Removing leaves not only removes nutrients from the ground, but it also prevents the formation of a natural litter layer. According to Department of Forestry professor Sean Thomas, “The litter layer… is the main source of organic matter to the soil, which is critically important to retain nutrients in the system.”

As leaf litter decomposes, it releases nutrients and reduces soil erosion. Without this main source of organic matter, organisms that inhabit this layer would be without a home. Litter also reduces soil temperature, which in turn helps seed germination.

Department of Ecology and Evolutionary Biology Chair Donald Jackson said that he retrieves leaves from the sidewalk to put in his garden. “Many gardeners pay to have compost or fertilizers added to their soil, yet leaves can provide a ready (and free) source of both organic matter and nutrients that would be found in compost or fertilizers… By the time early May rolls around, most leaves have decomposed or been eaten by invertebrates.”

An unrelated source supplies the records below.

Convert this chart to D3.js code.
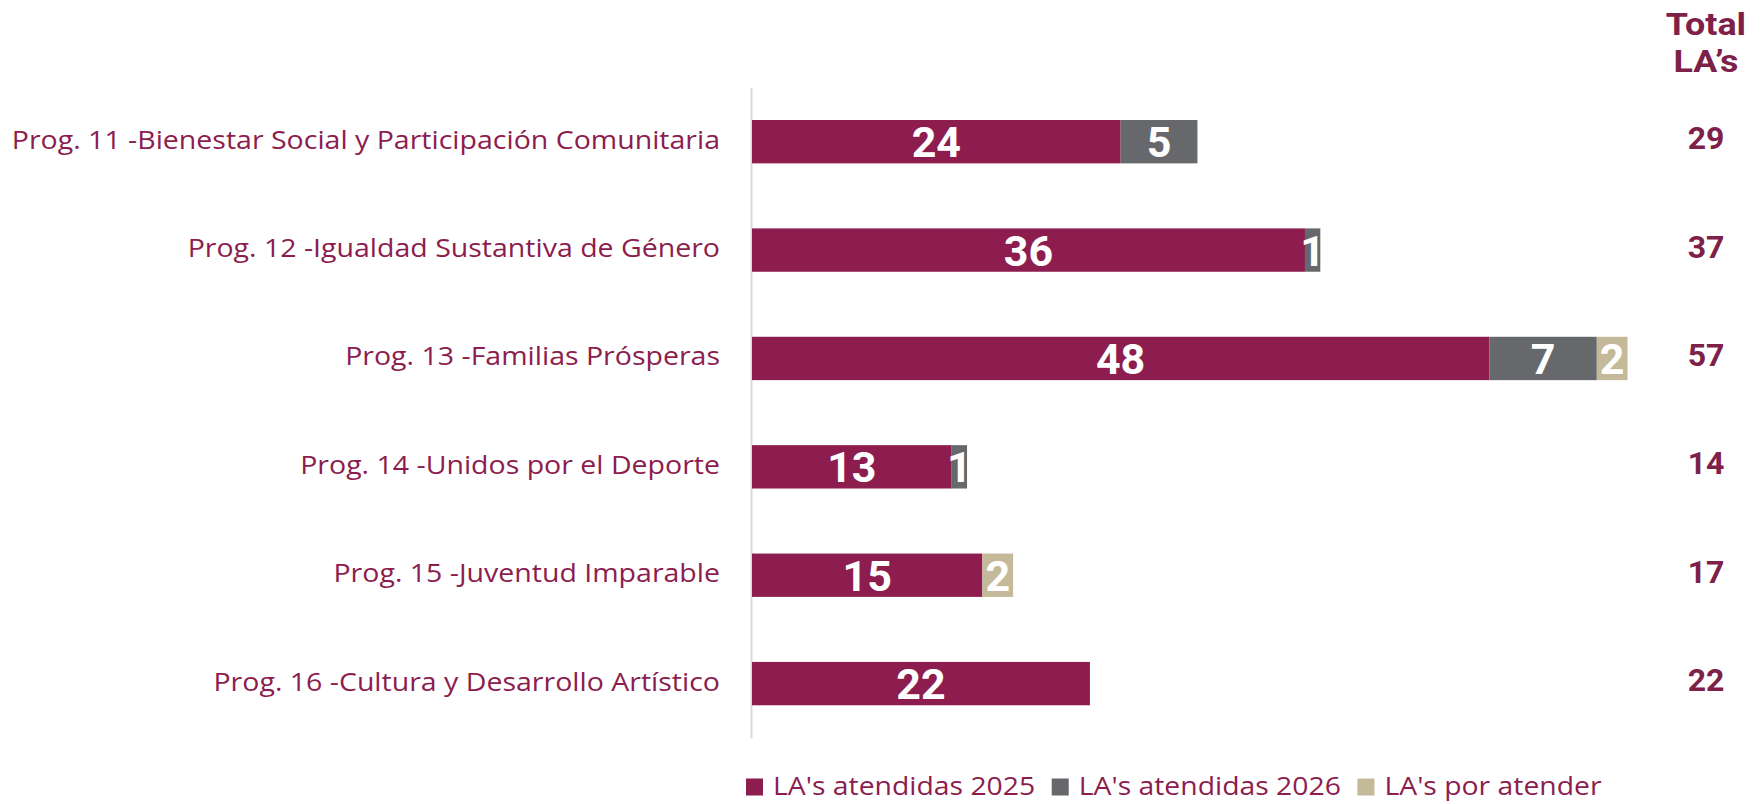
<!DOCTYPE html>
<html>
<head>
<meta charset="utf-8">
<script src="https://cdn.jsdelivr.net/npm/d3@7"></script>
<style>
  body { margin: 0; background: #ffffff; }
  svg { display: block; font-family: Roboto, "Noto Sans", sans-serif; }
</style>
</head>
<body>
<div class="canvas"></div>
<script>
// data
const programas = [
  'Prog. 11 -Bienestar Social y Participación Comunitaria',
  'Prog. 12 -Igualdad Sustantiva de Género',
  'Prog. 13 -Familias Prósperas',
  'Prog. 14 -Unidos por el Deporte',
  'Prog. 15 -Juventud Imparable',
  'Prog. 16 -Cultura y Desarrollo Artístico'
];
const atendidas2025 = [24, 36, 48, 13, 15, 22];
const atendidas2026 = [5, 1, 7, 1, 0, 0];
const porAtender = [0, 0, 2, 0, 2, 0];
const series = ["LA's atendidas 2025", "LA's atendidas 2026", "LA's por atender"];
const totalTitle = ['Total', 'LA’s'];

const colors = ['#8c1d4e', '#67686b', '#c4b998'];
const maroonText = '#8c1d4e';
const totalText = '#7e2148';

const width = 1763, height = 804;

// the original font is wider than anything installed, so stretch a bit
const labelStretch = 1.14;
const legendStretch = 1.09;
const titleStretch = 1.12;
function stretch(sel, k) {
  sel.each(function() {
    const len = this.getComputedTextLength();
    d3.select(this)
      .attr('textLength', len * k)
      .attr('lengthAdjust', 'spacingAndGlyphs');
  });
}

const svg = d3.select('.canvas')
  .append('svg')
    .attr('width', width)
    .attr('height', height);

// rows for the stack
const rows = programas.map((p, i) => ({
  programa: p,
  [series[0]]: atendidas2025[i],
  [series[1]]: atendidas2026[i],
  [series[2]]: porAtender[i]
}));
const totals = rows.map(r => d3.sum(series, s => r[s]));

const stacked = d3.stack().keys(series)(rows);

const y = d3.scaleBand()
  .domain(programas)
  .range([87.5, 737.8])
  .paddingInner(0.6)
  .paddingOuter(0.3);

const x = d3.scaleLinear()
  .domain([0, d3.max(totals)])
  .range([752, 752 + d3.max(totals) * 15.36]);

// left axis carries the category labels
const yAxis = svg.append('g')
  .attr('transform', `translate(751,0)`)
  .call(d3.axisLeft(y).tickSize(0).tickPadding(31));
yAxis.select('.domain')
  .attr('stroke', '#d9d9d9')
  .attr('stroke-width', 2);
yAxis.selectAll('text')
  .attr('fill', maroonText)
  .attr('dy', '0.28em')
  .style('font-size', '25px')
  .style('font-family', '"Open Sans", sans-serif')
  .call(stretch, labelStretch);

// bars
const layers = svg.append('g').selectAll('g')
  .data(stacked)
  .join('g')
    .attr('fill', (d, i) => colors[i]);

layers.selectAll('rect')
  .data(d => d.filter(v => v[1] - v[0] > 0))
  .join('rect')
    .attr('x', d => x(d[0]))
    .attr('width', d => x(d[1]) - x(d[0]))
    .attr('y', d => y(d.data.programa))
    .attr('height', y.bandwidth());

// values inside the segments
layers.selectAll('text')
  .data(d => d.filter(v => v[1] - v[0] > 0))
  .join('text')
    .attr('x', d => (x(d[0]) + x(d[1])) / 2)
    .attr('y', d => y(d.data.programa) + y.bandwidth() / 2)
    .attr('dy', '0.36em')
    .attr('text-anchor', 'middle')
    .attr('fill', '#ffffff')
    .style('font-size', '43px')
    .style('font-weight', 700)
    .text(d => d[1] - d[0]);

// totals column
const totalX = 1706;
svg.append('g').selectAll('text')
  .data(totalTitle)
  .join('text')
    .attr('x', totalX)
    .attr('y', (d, i) => 34.5 + i * 37.6)
    .attr('text-anchor', 'middle')
    .attr('fill', totalText)
    .style('font-size', '32px')
    .style('font-weight', 700)
    .text(d => d)
    .call(stretch, titleStretch);

svg.append('g').selectAll('text')
  .data(totals)
  .join('text')
    .attr('x', totalX)
    .attr('y', (d, i) => y(programas[i]) + y.bandwidth() / 2 - 4)
    .attr('dy', '0.36em')
    .attr('text-anchor', 'middle')
    .attr('fill', totalText)
    .style('font-size', '32px')
    .style('font-weight', 700)
    .text(d => d);

// legend
const legend = svg.append('g').attr('transform', 'translate(746,787)');
let lx = 0;
series.forEach((s, i) => {
  const item = legend.append('g').attr('transform', `translate(${lx},0)`);
  item.append('rect')
    .attr('x', 0).attr('y', -8.5)
    .attr('width', 17).attr('height', 17)
    .attr('fill', colors[i]);
  const t = item.append('text')
    .attr('x', 27)
    .attr('dy', '0.3em')
    .attr('fill', maroonText)
    .style('font-size', '26px')
    .style('font-family', '"Open Sans", sans-serif')
    .text(s)
    .call(stretch, legendStretch);
  lx += 27 + +t.attr('textLength') + 16.5;
});
</script>
</body>
</html>
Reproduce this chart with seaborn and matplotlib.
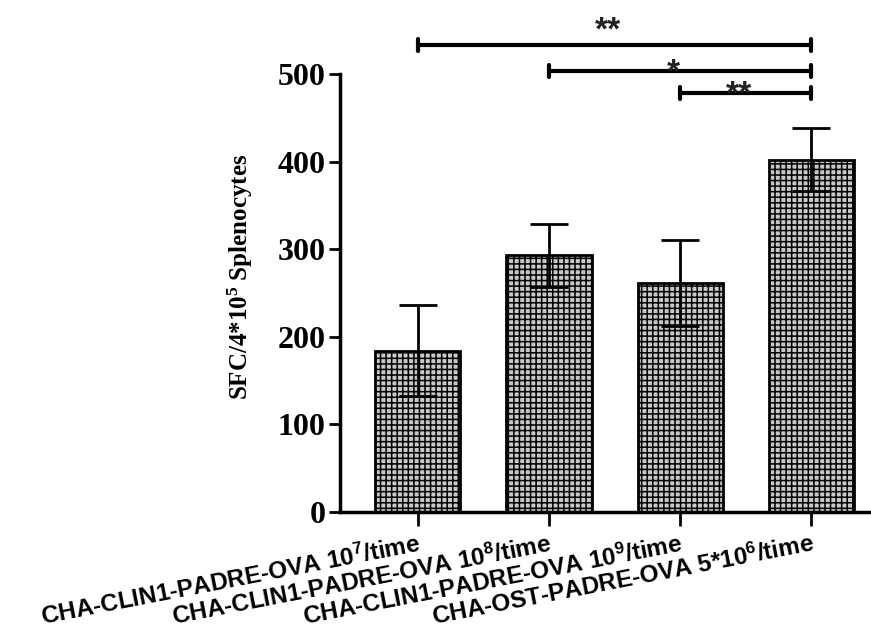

But homeowners should still take caution, since leaves provide an ideal surface for mould growth. This is especially true for maple leaves, owing to their large, flat surface. This can be a problem during winters when leaves are buried beneath snow, which can give way to snow mould — a disease that affects grasses.

Fallen leaves can also create a blanket that intercepts rain and sunlight, leading to brown spots on lawns.

To reap the benefits of leaf litter and avoid the dangers of mould growth, leaves should be mulched — broken into smaller parts — and spread onto the floor of the garden. This decreases the probability of fungal growth due to reduction in leaf surface area. Earthworms typically consume and convert this mulch into nitrogen while adding valuable microbes to the soil.

Without leaf litter, homeowners can turn to other forms of nutrients to fertilize their garden. However, Thomas explained that leaf litter is still a better fertilizer than store-bought, inorganic fertilizer. “A major difference between inorganic fertilizers and leaf litter is that the nutrients in inorganic fertilizers are quickly released in soluble form, while leaf litter would only gradually release soluble nutrients as it decomposes.”

Typically, soils cannot efficiently absorb the large release of nutrients in store-bought fertilizers. Instead, these nutrients are washed away into sewer systems and eventually waterways. This creates favourable conditions for algal blooms and eutrophication. For this reason, leaf litter is preferable.

“Over a period of several years, [not raking your leaves] results in much better soil condition… This is effectively the nutrient recycling that takes place in nature, so why not take advantage of it in cities, too?” said Jackson.